▶ **Problem description**
Your answer should consist solely of the lines from the one with "Give me the matplotlib source for this chart." through the one with "self.sigma = sigma", copied exactly, endpoints included.

▶ **Supplied data**
--- begin ---

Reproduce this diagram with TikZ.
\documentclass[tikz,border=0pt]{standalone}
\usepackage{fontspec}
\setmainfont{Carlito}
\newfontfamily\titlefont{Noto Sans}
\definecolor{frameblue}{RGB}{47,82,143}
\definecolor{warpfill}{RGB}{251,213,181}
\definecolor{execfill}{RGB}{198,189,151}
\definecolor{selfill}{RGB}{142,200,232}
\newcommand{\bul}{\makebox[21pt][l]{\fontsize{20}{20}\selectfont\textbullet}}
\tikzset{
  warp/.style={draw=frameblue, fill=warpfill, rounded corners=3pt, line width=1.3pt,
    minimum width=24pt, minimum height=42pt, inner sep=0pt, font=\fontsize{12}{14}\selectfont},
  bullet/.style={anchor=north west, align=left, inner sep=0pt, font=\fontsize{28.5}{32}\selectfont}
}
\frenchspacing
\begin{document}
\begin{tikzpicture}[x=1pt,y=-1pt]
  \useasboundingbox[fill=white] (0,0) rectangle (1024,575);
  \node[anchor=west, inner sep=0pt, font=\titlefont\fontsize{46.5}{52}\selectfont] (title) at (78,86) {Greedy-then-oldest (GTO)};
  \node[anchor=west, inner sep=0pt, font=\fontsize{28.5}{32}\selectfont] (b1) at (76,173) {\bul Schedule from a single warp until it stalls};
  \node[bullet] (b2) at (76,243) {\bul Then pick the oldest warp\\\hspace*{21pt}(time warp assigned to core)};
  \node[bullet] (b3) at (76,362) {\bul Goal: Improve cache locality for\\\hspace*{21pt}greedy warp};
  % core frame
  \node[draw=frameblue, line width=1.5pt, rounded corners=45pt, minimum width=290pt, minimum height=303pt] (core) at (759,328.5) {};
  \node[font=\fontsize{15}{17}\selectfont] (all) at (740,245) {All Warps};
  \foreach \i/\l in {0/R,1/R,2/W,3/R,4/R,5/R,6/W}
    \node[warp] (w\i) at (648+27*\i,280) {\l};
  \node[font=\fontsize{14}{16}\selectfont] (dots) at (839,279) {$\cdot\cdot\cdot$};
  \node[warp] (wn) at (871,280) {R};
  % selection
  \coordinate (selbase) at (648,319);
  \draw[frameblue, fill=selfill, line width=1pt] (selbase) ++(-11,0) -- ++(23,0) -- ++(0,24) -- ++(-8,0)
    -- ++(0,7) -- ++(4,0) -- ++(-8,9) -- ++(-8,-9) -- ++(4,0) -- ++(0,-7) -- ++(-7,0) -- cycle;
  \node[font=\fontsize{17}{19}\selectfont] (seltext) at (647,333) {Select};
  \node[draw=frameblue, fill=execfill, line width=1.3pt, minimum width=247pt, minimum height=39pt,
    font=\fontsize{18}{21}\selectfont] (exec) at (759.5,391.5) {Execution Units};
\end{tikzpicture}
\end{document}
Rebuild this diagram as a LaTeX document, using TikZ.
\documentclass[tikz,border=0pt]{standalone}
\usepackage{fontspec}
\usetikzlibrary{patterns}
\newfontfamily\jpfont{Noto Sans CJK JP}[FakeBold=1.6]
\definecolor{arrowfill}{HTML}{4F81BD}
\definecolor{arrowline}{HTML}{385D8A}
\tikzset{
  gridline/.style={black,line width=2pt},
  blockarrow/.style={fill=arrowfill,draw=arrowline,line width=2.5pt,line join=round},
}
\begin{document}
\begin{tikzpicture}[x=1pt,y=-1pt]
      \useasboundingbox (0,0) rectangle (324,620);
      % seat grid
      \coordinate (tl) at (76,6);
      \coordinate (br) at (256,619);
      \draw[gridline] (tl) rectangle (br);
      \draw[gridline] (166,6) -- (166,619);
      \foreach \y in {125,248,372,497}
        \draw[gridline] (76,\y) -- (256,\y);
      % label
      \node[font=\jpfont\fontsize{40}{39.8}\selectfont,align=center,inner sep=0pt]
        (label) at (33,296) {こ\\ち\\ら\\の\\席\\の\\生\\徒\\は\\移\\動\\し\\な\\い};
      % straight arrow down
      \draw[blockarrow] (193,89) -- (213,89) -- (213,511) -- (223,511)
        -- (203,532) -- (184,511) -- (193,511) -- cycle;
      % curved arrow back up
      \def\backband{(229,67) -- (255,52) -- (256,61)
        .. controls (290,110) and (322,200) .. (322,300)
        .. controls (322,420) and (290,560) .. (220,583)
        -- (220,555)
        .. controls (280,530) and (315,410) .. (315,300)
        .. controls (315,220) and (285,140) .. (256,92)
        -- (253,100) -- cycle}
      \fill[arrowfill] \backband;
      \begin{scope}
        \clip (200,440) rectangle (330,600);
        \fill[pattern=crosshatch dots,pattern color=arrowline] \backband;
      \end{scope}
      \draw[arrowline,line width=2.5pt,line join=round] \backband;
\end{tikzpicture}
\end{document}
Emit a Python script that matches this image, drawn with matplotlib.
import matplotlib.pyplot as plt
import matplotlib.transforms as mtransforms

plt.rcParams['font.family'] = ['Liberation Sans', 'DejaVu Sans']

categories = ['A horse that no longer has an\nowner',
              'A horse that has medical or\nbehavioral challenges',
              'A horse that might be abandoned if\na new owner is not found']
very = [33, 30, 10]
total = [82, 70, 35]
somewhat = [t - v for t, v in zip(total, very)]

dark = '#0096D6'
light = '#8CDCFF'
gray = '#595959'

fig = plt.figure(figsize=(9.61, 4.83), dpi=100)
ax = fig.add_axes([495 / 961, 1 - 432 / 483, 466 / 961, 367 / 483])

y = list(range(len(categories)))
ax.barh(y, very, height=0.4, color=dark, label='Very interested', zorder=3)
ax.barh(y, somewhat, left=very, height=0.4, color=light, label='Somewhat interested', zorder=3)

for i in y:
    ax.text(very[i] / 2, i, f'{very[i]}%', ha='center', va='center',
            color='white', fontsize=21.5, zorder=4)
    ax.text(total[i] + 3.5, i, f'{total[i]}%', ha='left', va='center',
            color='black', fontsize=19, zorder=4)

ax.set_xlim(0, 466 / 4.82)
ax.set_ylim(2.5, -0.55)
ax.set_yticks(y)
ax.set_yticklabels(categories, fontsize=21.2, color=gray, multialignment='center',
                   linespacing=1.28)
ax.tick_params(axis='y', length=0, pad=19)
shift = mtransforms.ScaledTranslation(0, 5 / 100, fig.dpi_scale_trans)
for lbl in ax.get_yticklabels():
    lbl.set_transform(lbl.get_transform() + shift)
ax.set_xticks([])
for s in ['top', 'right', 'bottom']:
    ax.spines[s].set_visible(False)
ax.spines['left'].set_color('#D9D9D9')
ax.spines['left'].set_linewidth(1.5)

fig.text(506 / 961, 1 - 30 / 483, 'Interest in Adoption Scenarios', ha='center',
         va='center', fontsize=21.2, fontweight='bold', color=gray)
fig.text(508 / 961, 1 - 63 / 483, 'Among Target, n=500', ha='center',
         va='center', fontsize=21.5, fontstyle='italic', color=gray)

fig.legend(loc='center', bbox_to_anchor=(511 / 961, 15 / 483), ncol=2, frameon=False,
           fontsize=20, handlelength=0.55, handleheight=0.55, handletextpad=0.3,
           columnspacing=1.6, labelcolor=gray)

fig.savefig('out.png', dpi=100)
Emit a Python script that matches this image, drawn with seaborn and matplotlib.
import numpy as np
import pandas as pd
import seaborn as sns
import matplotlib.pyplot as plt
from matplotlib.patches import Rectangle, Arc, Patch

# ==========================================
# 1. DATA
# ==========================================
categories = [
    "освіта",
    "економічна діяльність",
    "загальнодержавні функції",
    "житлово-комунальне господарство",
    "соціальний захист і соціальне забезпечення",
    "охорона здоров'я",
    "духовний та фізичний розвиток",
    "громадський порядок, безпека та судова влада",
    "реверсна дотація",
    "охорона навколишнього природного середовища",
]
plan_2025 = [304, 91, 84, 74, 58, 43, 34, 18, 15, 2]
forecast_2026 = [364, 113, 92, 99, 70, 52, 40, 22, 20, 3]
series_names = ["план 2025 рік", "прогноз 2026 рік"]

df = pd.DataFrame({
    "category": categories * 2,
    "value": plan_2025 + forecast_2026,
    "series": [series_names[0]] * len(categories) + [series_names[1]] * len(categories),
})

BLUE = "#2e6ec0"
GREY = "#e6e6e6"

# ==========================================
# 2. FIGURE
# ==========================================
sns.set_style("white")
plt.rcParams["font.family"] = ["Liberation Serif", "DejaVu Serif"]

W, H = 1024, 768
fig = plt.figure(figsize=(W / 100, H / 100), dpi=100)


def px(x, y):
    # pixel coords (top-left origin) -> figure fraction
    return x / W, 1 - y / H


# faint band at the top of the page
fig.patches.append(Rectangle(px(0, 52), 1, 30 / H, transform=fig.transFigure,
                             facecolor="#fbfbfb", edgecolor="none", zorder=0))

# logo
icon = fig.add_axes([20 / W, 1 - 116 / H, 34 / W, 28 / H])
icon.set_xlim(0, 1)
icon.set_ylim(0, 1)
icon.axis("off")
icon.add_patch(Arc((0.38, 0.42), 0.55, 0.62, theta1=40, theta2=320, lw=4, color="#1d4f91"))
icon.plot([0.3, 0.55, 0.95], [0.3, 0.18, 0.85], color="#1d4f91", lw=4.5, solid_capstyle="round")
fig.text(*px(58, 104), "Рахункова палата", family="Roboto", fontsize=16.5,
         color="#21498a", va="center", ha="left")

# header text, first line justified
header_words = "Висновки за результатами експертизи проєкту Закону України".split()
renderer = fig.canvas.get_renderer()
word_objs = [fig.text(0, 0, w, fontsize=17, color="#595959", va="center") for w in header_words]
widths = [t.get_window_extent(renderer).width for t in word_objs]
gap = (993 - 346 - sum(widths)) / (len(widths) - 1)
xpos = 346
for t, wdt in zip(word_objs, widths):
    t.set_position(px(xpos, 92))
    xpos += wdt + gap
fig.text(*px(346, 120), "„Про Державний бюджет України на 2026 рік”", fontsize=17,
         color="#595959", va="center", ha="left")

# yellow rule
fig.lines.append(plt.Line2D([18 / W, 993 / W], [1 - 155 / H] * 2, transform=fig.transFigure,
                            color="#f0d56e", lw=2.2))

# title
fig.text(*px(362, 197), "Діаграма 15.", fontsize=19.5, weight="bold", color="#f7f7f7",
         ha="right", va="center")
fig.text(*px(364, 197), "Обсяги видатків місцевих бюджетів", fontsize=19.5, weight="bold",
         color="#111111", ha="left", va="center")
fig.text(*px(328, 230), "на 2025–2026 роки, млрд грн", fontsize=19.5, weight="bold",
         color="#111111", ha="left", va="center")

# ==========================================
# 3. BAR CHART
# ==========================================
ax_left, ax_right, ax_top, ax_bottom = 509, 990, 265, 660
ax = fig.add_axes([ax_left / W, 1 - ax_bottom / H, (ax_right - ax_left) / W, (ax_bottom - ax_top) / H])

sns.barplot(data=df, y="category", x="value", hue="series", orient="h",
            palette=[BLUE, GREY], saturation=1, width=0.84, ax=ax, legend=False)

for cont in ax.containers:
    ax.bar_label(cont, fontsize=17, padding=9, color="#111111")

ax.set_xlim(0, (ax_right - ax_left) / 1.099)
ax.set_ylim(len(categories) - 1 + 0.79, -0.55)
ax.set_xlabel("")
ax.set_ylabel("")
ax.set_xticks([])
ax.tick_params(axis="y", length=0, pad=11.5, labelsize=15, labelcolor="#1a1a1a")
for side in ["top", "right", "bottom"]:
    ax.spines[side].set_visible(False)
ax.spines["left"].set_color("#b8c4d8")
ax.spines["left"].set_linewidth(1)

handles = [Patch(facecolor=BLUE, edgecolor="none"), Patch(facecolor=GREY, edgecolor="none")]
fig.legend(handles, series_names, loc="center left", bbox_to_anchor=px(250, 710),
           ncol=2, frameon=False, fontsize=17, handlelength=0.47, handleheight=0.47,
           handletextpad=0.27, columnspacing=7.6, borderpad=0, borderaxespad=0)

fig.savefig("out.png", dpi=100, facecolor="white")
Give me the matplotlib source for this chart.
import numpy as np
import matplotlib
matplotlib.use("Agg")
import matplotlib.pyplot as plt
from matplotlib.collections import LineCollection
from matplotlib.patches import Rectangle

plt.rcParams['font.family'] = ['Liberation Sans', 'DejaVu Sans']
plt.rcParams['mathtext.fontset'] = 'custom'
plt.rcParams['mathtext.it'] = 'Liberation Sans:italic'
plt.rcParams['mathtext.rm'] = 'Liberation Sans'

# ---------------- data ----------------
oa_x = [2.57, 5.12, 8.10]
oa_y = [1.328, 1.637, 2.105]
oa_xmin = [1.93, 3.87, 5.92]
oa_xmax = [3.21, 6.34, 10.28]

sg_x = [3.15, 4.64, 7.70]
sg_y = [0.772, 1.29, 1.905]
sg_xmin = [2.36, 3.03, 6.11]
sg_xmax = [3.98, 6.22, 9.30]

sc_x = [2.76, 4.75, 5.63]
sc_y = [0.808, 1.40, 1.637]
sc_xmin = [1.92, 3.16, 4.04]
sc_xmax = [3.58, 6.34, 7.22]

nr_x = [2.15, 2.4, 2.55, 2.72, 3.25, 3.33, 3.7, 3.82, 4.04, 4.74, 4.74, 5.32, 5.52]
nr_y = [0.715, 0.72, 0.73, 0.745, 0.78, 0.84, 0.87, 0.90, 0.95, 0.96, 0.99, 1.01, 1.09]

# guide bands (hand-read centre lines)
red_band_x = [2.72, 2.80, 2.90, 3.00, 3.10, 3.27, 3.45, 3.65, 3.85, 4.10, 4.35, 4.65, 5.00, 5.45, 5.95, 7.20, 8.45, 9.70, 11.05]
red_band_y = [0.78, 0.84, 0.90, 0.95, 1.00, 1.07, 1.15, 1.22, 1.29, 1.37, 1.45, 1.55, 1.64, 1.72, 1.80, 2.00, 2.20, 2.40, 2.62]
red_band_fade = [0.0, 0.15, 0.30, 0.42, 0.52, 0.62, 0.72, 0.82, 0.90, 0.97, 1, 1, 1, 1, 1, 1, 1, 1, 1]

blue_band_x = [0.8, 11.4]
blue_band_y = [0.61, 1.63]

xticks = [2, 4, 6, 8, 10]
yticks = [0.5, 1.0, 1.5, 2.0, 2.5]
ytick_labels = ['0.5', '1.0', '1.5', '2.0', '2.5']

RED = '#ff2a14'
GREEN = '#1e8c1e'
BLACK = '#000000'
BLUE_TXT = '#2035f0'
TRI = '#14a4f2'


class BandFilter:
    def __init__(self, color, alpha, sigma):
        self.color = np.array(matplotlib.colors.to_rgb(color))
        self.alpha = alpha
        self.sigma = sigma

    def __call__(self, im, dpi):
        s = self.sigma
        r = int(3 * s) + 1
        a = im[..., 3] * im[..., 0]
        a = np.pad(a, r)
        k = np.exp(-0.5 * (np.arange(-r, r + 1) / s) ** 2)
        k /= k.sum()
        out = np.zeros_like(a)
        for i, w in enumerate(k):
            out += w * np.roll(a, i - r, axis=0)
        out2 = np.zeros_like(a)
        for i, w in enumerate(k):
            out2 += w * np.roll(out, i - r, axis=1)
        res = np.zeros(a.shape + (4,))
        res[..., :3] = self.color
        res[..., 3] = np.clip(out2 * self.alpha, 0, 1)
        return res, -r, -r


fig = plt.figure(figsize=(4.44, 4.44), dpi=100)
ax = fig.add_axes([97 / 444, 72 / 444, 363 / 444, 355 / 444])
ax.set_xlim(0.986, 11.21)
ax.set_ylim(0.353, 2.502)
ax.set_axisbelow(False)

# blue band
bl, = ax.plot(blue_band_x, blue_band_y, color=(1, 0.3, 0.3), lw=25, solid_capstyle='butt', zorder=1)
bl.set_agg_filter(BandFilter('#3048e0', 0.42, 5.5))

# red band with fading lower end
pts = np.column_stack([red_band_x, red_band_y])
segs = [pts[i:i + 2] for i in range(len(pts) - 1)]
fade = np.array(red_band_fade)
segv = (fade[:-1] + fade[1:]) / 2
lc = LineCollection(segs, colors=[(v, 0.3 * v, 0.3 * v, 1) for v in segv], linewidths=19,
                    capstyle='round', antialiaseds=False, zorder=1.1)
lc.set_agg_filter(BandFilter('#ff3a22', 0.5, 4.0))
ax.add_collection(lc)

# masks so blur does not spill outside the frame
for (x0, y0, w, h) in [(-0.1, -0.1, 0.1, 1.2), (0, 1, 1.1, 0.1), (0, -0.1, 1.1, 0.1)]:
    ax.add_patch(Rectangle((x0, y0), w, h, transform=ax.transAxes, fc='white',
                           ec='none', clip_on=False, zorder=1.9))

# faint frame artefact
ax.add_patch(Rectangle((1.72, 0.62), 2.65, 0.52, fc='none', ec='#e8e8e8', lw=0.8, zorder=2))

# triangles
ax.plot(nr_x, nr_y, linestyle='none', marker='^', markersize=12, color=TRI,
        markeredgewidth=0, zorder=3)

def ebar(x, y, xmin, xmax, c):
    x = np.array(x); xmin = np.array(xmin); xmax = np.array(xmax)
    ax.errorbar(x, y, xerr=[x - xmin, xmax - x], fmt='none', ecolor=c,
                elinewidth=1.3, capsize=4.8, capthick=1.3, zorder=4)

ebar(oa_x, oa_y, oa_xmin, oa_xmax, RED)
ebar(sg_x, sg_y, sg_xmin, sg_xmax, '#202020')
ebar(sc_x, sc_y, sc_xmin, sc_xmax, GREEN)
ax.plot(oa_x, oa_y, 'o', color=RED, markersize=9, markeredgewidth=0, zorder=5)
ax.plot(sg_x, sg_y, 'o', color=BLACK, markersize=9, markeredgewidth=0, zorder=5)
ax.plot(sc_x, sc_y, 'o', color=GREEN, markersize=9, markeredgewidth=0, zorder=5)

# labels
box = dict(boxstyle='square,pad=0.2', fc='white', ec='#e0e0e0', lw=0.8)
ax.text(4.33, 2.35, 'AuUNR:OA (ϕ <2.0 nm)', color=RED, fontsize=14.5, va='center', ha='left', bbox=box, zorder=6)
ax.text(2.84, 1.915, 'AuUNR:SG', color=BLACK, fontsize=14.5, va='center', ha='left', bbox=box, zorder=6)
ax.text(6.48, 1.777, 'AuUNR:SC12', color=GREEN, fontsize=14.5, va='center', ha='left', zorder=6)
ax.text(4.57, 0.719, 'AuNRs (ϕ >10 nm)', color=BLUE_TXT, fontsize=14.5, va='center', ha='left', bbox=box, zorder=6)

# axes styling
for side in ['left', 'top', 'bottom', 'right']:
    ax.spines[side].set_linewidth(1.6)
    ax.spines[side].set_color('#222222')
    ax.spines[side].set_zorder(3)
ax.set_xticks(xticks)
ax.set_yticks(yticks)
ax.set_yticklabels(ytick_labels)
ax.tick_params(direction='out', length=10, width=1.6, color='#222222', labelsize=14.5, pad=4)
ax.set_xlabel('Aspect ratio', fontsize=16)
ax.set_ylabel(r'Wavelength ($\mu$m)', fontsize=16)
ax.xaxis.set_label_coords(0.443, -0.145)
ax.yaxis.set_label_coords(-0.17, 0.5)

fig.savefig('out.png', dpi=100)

--- end ---

▶ **In response**
Give me the matplotlib source for this chart.
import numpy as np
import matplotlib
matplotlib.use("Agg")
import matplotlib.pyplot as plt
from matplotlib.collections import LineCollection
from matplotlib.patches import Rectangle

plt.rcParams['font.family'] = ['Liberation Sans', 'DejaVu Sans']
plt.rcParams['mathtext.fontset'] = 'custom'
plt.rcParams['mathtext.it'] = 'Liberation Sans:italic'
plt.rcParams['mathtext.rm'] = 'Liberation Sans'

# ---------------- data ----------------
oa_x = [2.57, 5.12, 8.10]
oa_y = [1.328, 1.637, 2.105]
oa_xmin = [1.93, 3.87, 5.92]
oa_xmax = [3.21, 6.34, 10.28]

sg_x = [3.15, 4.64, 7.70]
sg_y = [0.772, 1.29, 1.905]
sg_xmin = [2.36, 3.03, 6.11]
sg_xmax = [3.98, 6.22, 9.30]

sc_x = [2.76, 4.75, 5.63]
sc_y = [0.808, 1.40, 1.637]
sc_xmin = [1.92, 3.16, 4.04]
sc_xmax = [3.58, 6.34, 7.22]

nr_x = [2.15, 2.4, 2.55, 2.72, 3.25, 3.33, 3.7, 3.82, 4.04, 4.74, 4.74, 5.32, 5.52]
nr_y = [0.715, 0.72, 0.73, 0.745, 0.78, 0.84, 0.87, 0.90, 0.95, 0.96, 0.99, 1.01, 1.09]

# guide bands (hand-read centre lines)
red_band_x = [2.72, 2.80, 2.90, 3.00, 3.10, 3.27, 3.45, 3.65, 3.85, 4.10, 4.35, 4.65, 5.00, 5.45, 5.95, 7.20, 8.45, 9.70, 11.05]
red_band_y = [0.78, 0.84, 0.90, 0.95, 1.00, 1.07, 1.15, 1.22, 1.29, 1.37, 1.45, 1.55, 1.64, 1.72, 1.80, 2.00, 2.20, 2.40, 2.62]
red_band_fade = [0.0, 0.15, 0.30, 0.42, 0.52, 0.62, 0.72, 0.82, 0.90, 0.97, 1, 1, 1, 1, 1, 1, 1, 1, 1]

blue_band_x = [0.8, 11.4]
blue_band_y = [0.61, 1.63]

xticks = [2, 4, 6, 8, 10]
yticks = [0.5, 1.0, 1.5, 2.0, 2.5]
ytick_labels = ['0.5', '1.0', '1.5', '2.0', '2.5']

RED = '#ff2a14'
GREEN = '#1e8c1e'
BLACK = '#000000'
BLUE_TXT = '#2035f0'
TRI = '#14a4f2'


class BandFilter:
    def __init__(self, color, alpha, sigma):
        self.color = np.array(matplotlib.colors.to_rgb(color))
        self.alpha = alpha
        self.sigma = sigma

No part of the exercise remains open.